### DATASET CONTENT:
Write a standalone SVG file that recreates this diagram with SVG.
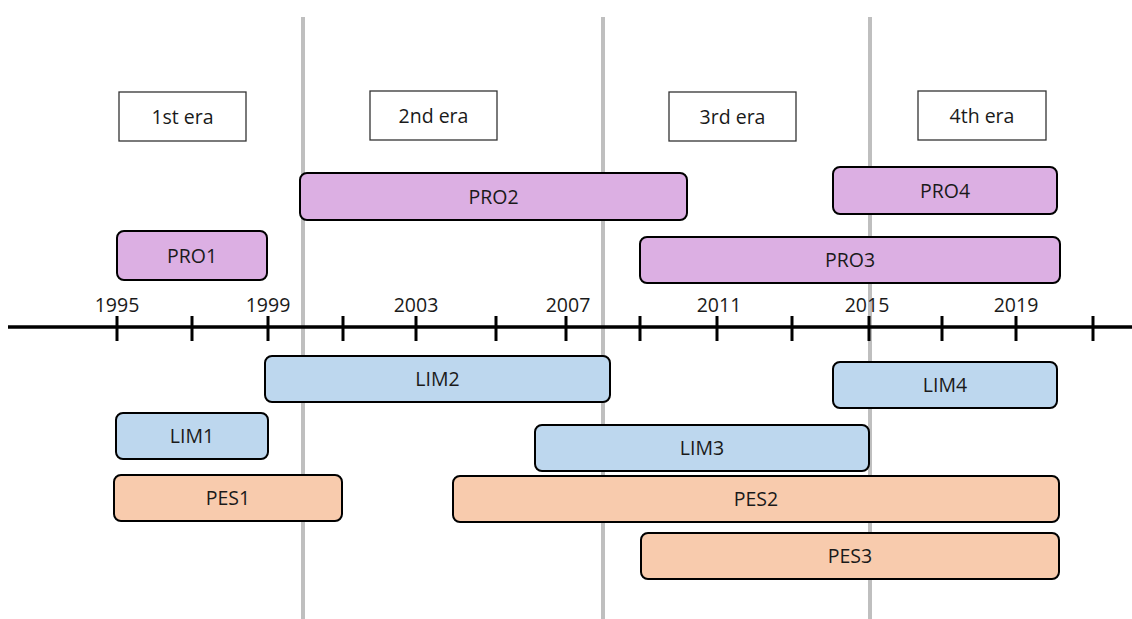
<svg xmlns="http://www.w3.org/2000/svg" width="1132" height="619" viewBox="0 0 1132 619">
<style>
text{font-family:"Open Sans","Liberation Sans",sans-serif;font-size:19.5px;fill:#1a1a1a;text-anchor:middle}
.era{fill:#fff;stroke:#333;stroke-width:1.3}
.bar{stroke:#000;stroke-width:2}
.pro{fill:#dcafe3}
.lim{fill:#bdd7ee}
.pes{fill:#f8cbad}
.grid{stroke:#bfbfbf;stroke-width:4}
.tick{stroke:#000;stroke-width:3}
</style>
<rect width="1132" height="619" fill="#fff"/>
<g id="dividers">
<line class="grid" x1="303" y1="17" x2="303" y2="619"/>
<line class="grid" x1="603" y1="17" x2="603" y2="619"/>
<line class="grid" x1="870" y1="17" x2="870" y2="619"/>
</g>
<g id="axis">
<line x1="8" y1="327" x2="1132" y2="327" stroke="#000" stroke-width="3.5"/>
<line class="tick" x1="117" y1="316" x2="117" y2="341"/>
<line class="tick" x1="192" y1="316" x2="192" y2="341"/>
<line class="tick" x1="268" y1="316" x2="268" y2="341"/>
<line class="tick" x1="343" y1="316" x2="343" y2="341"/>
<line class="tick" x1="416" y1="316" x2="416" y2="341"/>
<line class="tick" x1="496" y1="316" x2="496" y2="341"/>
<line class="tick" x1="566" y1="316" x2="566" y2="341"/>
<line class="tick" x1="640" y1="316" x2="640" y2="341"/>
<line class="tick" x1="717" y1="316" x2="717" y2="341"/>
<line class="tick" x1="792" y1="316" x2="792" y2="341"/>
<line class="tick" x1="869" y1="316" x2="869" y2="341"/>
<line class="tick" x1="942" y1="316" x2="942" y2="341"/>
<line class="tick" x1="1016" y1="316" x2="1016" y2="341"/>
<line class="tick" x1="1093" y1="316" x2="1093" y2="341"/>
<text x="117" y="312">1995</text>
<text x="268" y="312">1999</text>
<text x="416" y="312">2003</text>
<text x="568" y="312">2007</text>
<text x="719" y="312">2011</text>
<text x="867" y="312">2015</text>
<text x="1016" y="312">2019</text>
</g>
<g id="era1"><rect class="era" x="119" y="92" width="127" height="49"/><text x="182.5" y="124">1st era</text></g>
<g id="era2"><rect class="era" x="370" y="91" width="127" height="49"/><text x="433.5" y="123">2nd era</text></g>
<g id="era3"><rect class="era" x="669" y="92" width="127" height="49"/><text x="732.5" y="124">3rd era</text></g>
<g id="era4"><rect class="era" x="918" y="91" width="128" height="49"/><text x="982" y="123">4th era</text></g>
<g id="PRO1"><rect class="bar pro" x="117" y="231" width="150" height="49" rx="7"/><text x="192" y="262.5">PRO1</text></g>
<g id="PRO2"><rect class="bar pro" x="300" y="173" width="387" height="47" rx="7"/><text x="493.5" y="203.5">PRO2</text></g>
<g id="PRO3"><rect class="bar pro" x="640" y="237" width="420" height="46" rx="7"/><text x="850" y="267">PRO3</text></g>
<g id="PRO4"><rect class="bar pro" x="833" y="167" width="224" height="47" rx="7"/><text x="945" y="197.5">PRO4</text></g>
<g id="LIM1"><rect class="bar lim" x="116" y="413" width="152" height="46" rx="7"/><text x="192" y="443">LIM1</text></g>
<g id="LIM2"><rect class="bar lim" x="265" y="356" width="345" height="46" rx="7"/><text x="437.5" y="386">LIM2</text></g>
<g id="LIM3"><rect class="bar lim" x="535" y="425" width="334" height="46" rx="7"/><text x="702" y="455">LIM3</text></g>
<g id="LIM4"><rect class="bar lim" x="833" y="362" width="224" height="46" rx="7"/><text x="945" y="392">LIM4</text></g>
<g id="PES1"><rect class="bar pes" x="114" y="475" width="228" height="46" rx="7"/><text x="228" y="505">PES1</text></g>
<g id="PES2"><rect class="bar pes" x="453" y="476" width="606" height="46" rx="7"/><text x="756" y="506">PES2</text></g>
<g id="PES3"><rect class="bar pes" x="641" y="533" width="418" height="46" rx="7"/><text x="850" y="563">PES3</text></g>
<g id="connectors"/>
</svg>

### INSTRUCTIONS FOR THE TASK:
Go through the material above and print all of it exactly, except the pictures.

### FULL ANSWER:
Write a standalone SVG file that recreates this diagram with SVG.
<svg xmlns="http://www.w3.org/2000/svg" width="1132" height="619" viewBox="0 0 1132 619">
<style>
text{font-family:"Open Sans","Liberation Sans",sans-serif;font-size:19.5px;fill:#1a1a1a;text-anchor:middle}
.era{fill:#fff;stroke:#333;stroke-width:1.3}
.bar{stroke:#000;stroke-width:2}
.pro{fill:#dcafe3}
.lim{fill:#bdd7ee}
.pes{fill:#f8cbad}
.grid{stroke:#bfbfbf;stroke-width:4}
.tick{stroke:#000;stroke-width:3}
</style>
<rect width="1132" height="619" fill="#fff"/>
<g id="dividers">
<line class="grid" x1="303" y1="17" x2="303" y2="619"/>
<line class="grid" x1="603" y1="17" x2="603" y2="619"/>
<line class="grid" x1="870" y1="17" x2="870" y2="619"/>
</g>
<g id="axis">
<line x1="8" y1="327" x2="1132" y2="327" stroke="#000" stroke-width="3.5"/>
<line class="tick" x1="117" y1="316" x2="117" y2="341"/>
<line class="tick" x1="192" y1="316" x2="192" y2="341"/>
<line class="tick" x1="268" y1="316" x2="268" y2="341"/>
<line class="tick" x1="343" y1="316" x2="343" y2="341"/>
<line class="tick" x1="416" y1="316" x2="416" y2="341"/>
<line class="tick" x1="496" y1="316" x2="496" y2="341"/>
<line class="tick" x1="566" y1="316" x2="566" y2="341"/>
<line class="tick" x1="640" y1="316" x2="640" y2="341"/>
<line class="tick" x1="717" y1="316" x2="717" y2="341"/>
<line class="tick" x1="792" y1="316" x2="792" y2="341"/>
<line class="tick" x1="869" y1="316" x2="869" y2="341"/>
<line class="tick" x1="942" y1="316" x2="942" y2="341"/>
<line class="tick" x1="1016" y1="316" x2="1016" y2="341"/>
<line class="tick" x1="1093" y1="316" x2="1093" y2="341"/>
<text x="117" y="312">1995</text>
<text x="268" y="312">1999</text>
<text x="416" y="312">2003</text>
<text x="568" y="312">2007</text>
<text x="719" y="312">2011</text>
<text x="867" y="312">2015</text>
<text x="1016" y="312">2019</text>
</g>
<g id="era1"><rect class="era" x="119" y="92" width="127" height="49"/><text x="182.5" y="124">1st era</text></g>
<g id="era2"><rect class="era" x="370" y="91" width="127" height="49"/><text x="433.5" y="123">2nd era</text></g>
<g id="era3"><rect class="era" x="669" y="92" width="127" height="49"/><text x="732.5" y="124">3rd era</text></g>
<g id="era4"><rect class="era" x="918" y="91" width="128" height="49"/><text x="982" y="123">4th era</text></g>
<g id="PRO1"><rect class="bar pro" x="117" y="231" width="150" height="49" rx="7"/><text x="192" y="262.5">PRO1</text></g>
<g id="PRO2"><rect class="bar pro" x="300" y="173" width="387" height="47" rx="7"/><text x="493.5" y="203.5">PRO2</text></g>
<g id="PRO3"><rect class="bar pro" x="640" y="237" width="420" height="46" rx="7"/><text x="850" y="267">PRO3</text></g>
<g id="PRO4"><rect class="bar pro" x="833" y="167" width="224" height="47" rx="7"/><text x="945" y="197.5">PRO4</text></g>
<g id="LIM1"><rect class="bar lim" x="116" y="413" width="152" height="46" rx="7"/><text x="192" y="443">LIM1</text></g>
<g id="LIM2"><rect class="bar lim" x="265" y="356" width="345" height="46" rx="7"/><text x="437.5" y="386">LIM2</text></g>
<g id="LIM3"><rect class="bar lim" x="535" y="425" width="334" height="46" rx="7"/><text x="702" y="455">LIM3</text></g>
<g id="LIM4"><rect class="bar lim" x="833" y="362" width="224" height="46" rx="7"/><text x="945" y="392">LIM4</text></g>
<g id="PES1"><rect class="bar pes" x="114" y="475" width="228" height="46" rx="7"/><text x="228" y="505">PES1</text></g>
<g id="PES2"><rect class="bar pes" x="453" y="476" width="606" height="46" rx="7"/><text x="756" y="506">PES2</text></g>
<g id="PES3"><rect class="bar pes" x="641" y="533" width="418" height="46" rx="7"/><text x="850" y="563">PES3</text></g>
<g id="connectors"/>
</svg>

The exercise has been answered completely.